Friday, February 12, 2010

Maverick’s the Surf Break…and a mini-contest forecast

In case you hadn’t heard…they are running the Mavericks contest tomorrow and it is going to be webcast all over everything, which is cool, but there is also going to be some decent surf in Socal too so I don’t think I am going to spend much time watching it live.

Since Maverick’s is a pretty unique wave I thought I would throw together a quick little look at the underwater mechanics that goes into the wave’s formation…and put together a little forecast on what the surf will likely be doing while the contest is running.

So this is NOAA Chart of Pillar Point (up in Half Moon Bay)…I layered some pretty colors on the chart so that we can get a quicker look at the various water depths. In this case darker colors represent deeper water and lighter colors shallower water.

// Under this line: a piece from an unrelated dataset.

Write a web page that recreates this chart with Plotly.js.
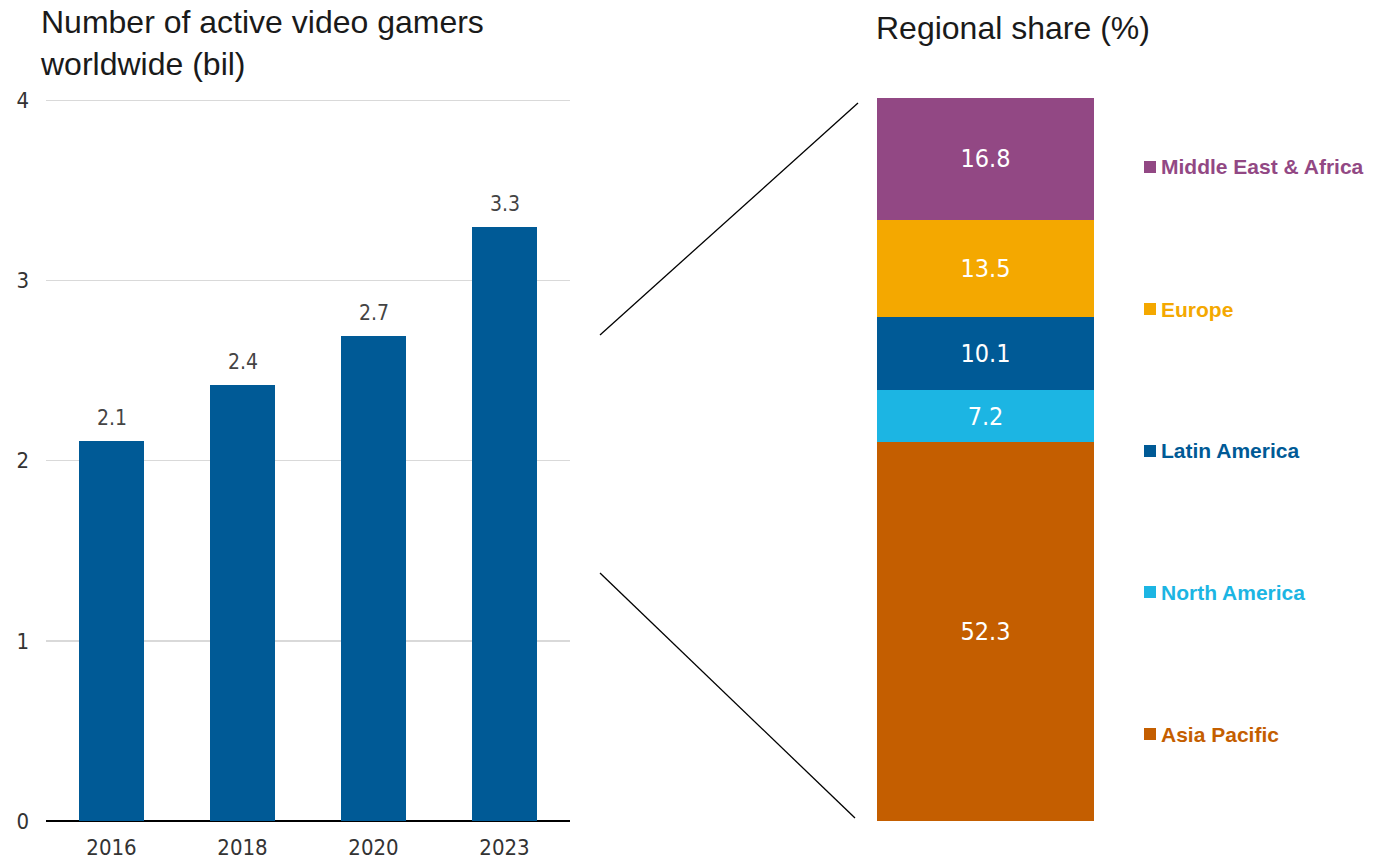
<!DOCTYPE html>
<html>
<head>
<meta charset="utf-8">
<script src="https://cdn.plot.ly/plotly-3.0.1.min.js"></script>
<style>html,body{margin:0;padding:0;background:#fff;}#chart{width:1389px;height:860px;}</style>
</head>
<body>
<div id="chart"></div>
<script>
// ---- data ----
const years = ['2016', '2018', '2020', '2023'];
const gamers = [2.11, 2.42, 2.69, 3.3];
const gamerLabels = ['2.1', '2.4', '2.7', '3.3'];

const regions = ['Asia Pacific', 'North America', 'Latin America', 'Europe', 'Middle East & Africa'];
const shares = [52.3, 7.2, 10.1, 13.5, 16.8];
const regionColors = ['#C45E00', '#1CB5E3', '#005A96', '#F4A800', '#924884'];

const yTicks = [0, 1, 2, 3, 4];

// ---- fonts ----
const NARROW = '"Liberation Sans Narrow", "DejaVu Sans Condensed", "Liberation Sans", sans-serif';
const SANS = '"Liberation Sans", Arial, sans-serif';

// ---- geometry helpers (px -> paper) ----
const W = 1389, H = 860;
const px = x => x / W;
const py = y => 1 - y / H;

const traces = [];
traces.push({
  type: 'bar', x: years, y: gamers, xaxis: 'x', yaxis: 'y',
  marker: {color: '#005A96'}, width: 0.5, hoverinfo: 'x+y', showlegend: false
});
regions.forEach((r, i) => {
  traces.push({
    type: 'bar', x: ['share'], y: [shares[i]], name: r, xaxis: 'x2', yaxis: 'y2',
    marker: {color: regionColors[i]}, width: 1,
    text: [shares[i].toFixed(1)], textposition: 'inside', insidetextanchor: 'middle',
    textfont: {family: NARROW, size: 25, color: '#ffffff'},
    constraintext: 'none', showlegend: false, hoverinfo: 'name+y'
  });
});

const annotations = [];
// left bar value labels
years.forEach((yr, i) => {
  annotations.push({
    xref: 'x', yref: 'y', x: i, y: gamers[i], text: gamerLabels[i],
    showarrow: false, yanchor: 'bottom', yshift: 9,
    font: {family: NARROW, size: 21, color: '#444444'}
  });
});
// titles
annotations.push({
  xref: 'paper', yref: 'paper', x: px(38), y: py(2), xanchor: 'left', yanchor: 'top',
  align: 'left', showarrow: false,
  text: 'Number of active video gamers<br>worldwide (bil)',
  font: {family: SANS, size: 32, color: '#1a1a1a'}
});
annotations.push({
  xref: 'paper', yref: 'paper', x: px(874), y: py(8), xanchor: 'left', yanchor: 'top',
  align: 'left', showarrow: false,
  text: 'Regional share (%)',
  font: {family: SANS, size: 32, color: '#1a1a1a'}
});

const shapes = [];
// legend (top = last region)
const legendYs = [734, 592, 451, 309, 167];
regions.forEach((r, i) => {
  const cy = legendYs[i];
  shapes.push({
    type: 'rect', xref: 'paper', yref: 'paper',
    x0: px(1144), x1: px(1156), y0: py(cy + 6), y1: py(cy - 6),
    fillcolor: regionColors[i], line: {width: 0}
  });
  annotations.push({
    xref: 'paper', yref: 'paper', x: px(1159), y: py(cy), xanchor: 'left', yanchor: 'middle',
    showarrow: false, text: '<b>' + r.replace('&', '&amp;') + '</b>',
    font: {family: SANS, size: 21, color: regionColors[i]}
  });
});
// connector lines
shapes.push({type: 'line', xref: 'paper', yref: 'paper', x0: px(600), y0: py(335), x1: px(858), y1: py(103), line: {color: '#000', width: 1.3}});
shapes.push({type: 'line', xref: 'paper', yref: 'paper', x0: px(600), y0: py(573), x1: px(855), y1: py(818), line: {color: '#000', width: 1.3}});

const layout = {
  width: W, height: H,
  margin: {l: 0, r: 0, t: 0, b: 0},
  paper_bgcolor: '#fff', plot_bgcolor: 'rgba(0,0,0,0)',
  barmode: 'stack', showlegend: false,
  xaxis: {
    domain: [px(46), px(570)], anchor: 'y', type: 'category',
    range: [-0.5, years.length - 0.5], autorange: false,
    showgrid: false, showline: false, zeroline: false, ticks: '',
    tickfont: {family: NARROW, size: 22, color: '#333333'}, ticklabelstandoff: 11
  },
  yaxis: {
    domain: [py(821), py(95)], anchor: 'x', range: [0, 4.03], autorange: false,
    tickvals: yTicks, ticktext: yTicks.map(String),
    showgrid: true, gridcolor: '#d9d9d9', gridwidth: 1.5,
    zeroline: true, zerolinecolor: '#000000', zerolinewidth: 2,
    showline: false, ticks: '',
    tickfont: {family: NARROW, size: 22, color: '#333333'}, ticklabelstandoff: 16
  },
  xaxis2: {
    domain: [px(877), px(1094)], anchor: 'y2', range: [-0.5, 0.5], autorange: false,
    visible: false, type: 'category'
  },
  yaxis2: {
    domain: [py(821), py(98)], anchor: 'x2', range: [0, shares.reduce((a, b) => a + b, 0)], autorange: false,
    visible: false
  },
  annotations: annotations, shapes: shapes,
  font: {family: SANS}
};

Plotly.newPlot('chart', traces, layout, {displayModeBar: false, staticPlot: true});
</script>
</body>
</html>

As you can see there is a lot going on underneath the water at Mav’s…basically the dry part of Pillar Point is just part of a much bigger undersea ridge. In the red box is the area that basically defines Maverick’s wave shape…with the most notable feature being the shallow protrusion that pushes off to the W-WSW just below the Pillar Point headland. Here is a closer look at the highlighted region.

As swell approaches Mav’s…in this case a long-period W-NW swell…its energy actually starts to feel the seafloor quite a bit further out to sea (off to the west of this chart and out by the Farallon Islands). As the swells energy starts to hit the sea floor it begins to refract, which is a process where parts of the swell begin to slow down due to friction and eventually bend toward shallower water. This refraction is one of the reasons that Mav’s can even break properly on the steeper angled WNW-NW swells…the swell that should hit the reef at a bit of an oblique angle is pulled around from deeper water and eventually makes a final sort of hook as it loads up on the reef.

What is sort of crazy, and this is sort of a nerd alert, is that Mav’s will work on the medium-long period WNW-NW swells but as the swell-period shortens up the refraction occurs at much shallower water depths and doesn’t let the swells energy hit and wrap the way it does on long-period ones. BUT as the swell direction drops to more westerly angles the swell doesn’t need as much refraction to hit the reef the “right” way and so the break will work just as well on a short-medium period W swell as it might on an longer-period WNW-NW swell.

Anyway… we all know, at some level…sometimes instinctually, that waves break better when they have some sort of fast transition from deep to shallow water and that the final shape of the wave is determined by the shape of the seafloor…just think about your local sandbar for a second and how it behaves when there are deep holes in it. So I am pretty sure that it is no surprise to you guys that Maverick’s does the same thing just on a massive scale.

Here is the forecast for the contest tomorrow…

The new W-NW swell (270-300) is already showing along the Northern Central Coasts (and even on the outer Socal Buoys) this afternoon. Right now the Point Reyes buoy is running about 12-13’ at about 18-20 seconds and there is a larger lump of swell energy that will be arriving overnight into Saturday.

On Saturday…the W-NW’er will peak with nearly 15-16’ of deepwater swell with periods right around the 15-17 second range. Mav’s can take the energy in those sort of swell periods and really use it to jack up wave heights…easily pushing the face size to 1.5-times the deepwater height and nearly 2- to 3-times in extreme cases. So from a “face-size” perspective the contest will have plenty of 15-20’ faces with some bombs nearing 25-30’…maybe bigger if the swell really comes in full strength. Those sort of sizes are right on the edge of not really being a paddle-in wave…so hopefully it won’t push the envelop so much that they pull the plug on the event. Winds look good for Saturday too…N-NE around 10-15 knots…but possibly some patchy fog at times, yeah that sounds fun…25’ mavs with partial visibility…good times.

Anyhoo…just thought you guys might be interested in some of the funkiness that makes Mav’s work.

And I think that you will be able to find all sorts of links to watch the webcast of the contest here…

1 comment:

Anonymous said...

Years ago when Mavs was first being surfed (that is, by others rather than just Jeff Clark), I was eating at a local SC restaurant with my wife.

Our server was a surfer, and we got to talking about surfing, Mavs, etc. He pulled out his ace and mentioned he had 'paddled out'. Now, mind you, he confessed he didn't catch any real waves (just leftovers), but had actually been out there during a swell.

The one thing he said that has always stuck with me was his description of just how intense & crazy it was. Something about how the bottom drops out of these huge peaks and the whole thing cascades over into the trench.

I think it was the next year I got to watch from the cliffs. It really is a freaky place - much, much hairier than Waimea or other big wave spots.